| Dataset content |
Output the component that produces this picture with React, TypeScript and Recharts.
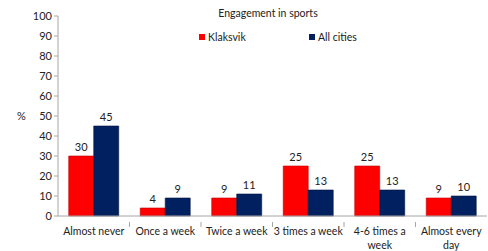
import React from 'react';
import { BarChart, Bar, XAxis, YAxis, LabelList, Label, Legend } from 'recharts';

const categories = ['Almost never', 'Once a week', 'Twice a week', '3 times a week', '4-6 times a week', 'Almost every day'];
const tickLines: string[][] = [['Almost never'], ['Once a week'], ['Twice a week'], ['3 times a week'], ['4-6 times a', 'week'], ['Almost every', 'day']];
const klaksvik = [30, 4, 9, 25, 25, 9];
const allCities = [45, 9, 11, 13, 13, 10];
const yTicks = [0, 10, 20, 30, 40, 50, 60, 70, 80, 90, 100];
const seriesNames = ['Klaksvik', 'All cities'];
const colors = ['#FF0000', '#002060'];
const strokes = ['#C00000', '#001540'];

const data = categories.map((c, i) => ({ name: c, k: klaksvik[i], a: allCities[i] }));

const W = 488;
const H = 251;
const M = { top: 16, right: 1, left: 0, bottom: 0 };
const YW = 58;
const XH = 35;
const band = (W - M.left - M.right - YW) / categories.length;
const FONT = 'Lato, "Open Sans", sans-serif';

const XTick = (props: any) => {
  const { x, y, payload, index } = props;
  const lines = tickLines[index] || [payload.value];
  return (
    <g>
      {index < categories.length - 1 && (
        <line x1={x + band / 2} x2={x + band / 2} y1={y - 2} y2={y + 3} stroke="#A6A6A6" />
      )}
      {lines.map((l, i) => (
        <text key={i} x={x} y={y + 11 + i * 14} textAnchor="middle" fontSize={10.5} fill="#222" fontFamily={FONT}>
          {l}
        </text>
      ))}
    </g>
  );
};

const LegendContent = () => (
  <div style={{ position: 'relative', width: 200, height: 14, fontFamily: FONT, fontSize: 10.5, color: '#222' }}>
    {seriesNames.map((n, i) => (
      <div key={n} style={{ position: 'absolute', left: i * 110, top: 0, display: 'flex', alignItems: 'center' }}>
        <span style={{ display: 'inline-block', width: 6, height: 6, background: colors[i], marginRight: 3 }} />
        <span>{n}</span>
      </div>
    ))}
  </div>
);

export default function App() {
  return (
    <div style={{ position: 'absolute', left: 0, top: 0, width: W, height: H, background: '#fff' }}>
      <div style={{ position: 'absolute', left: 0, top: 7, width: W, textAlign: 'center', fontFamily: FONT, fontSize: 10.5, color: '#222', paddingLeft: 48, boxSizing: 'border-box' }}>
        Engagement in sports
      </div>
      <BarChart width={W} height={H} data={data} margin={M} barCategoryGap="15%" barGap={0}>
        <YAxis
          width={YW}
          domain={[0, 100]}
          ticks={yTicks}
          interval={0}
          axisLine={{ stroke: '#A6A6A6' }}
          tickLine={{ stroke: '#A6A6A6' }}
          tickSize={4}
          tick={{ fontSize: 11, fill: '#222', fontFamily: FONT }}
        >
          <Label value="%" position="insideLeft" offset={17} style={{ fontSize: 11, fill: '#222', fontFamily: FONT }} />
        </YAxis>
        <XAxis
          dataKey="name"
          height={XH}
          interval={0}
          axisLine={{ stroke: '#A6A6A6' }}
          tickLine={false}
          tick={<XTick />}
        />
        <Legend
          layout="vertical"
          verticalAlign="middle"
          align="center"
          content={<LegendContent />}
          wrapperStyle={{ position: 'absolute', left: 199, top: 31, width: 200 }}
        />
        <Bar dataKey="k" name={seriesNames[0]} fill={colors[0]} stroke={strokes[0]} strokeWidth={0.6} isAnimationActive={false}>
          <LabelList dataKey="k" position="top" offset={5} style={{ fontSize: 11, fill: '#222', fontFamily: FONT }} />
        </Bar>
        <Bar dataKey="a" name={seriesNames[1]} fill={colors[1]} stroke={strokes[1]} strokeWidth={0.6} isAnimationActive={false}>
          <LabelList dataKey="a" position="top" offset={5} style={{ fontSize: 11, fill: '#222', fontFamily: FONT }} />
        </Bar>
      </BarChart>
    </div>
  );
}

| What is asked |
Restate each line from the start of the listing through the line bearing "LabelList, Label, Legend" word for word. Drop the pictures.

| Task result |
Output the component that produces this picture with React, TypeScript and Recharts.
import React from 'react';
import { BarChart, Bar, XAxis, YAxis, LabelList, Label, Legend } from 'recharts';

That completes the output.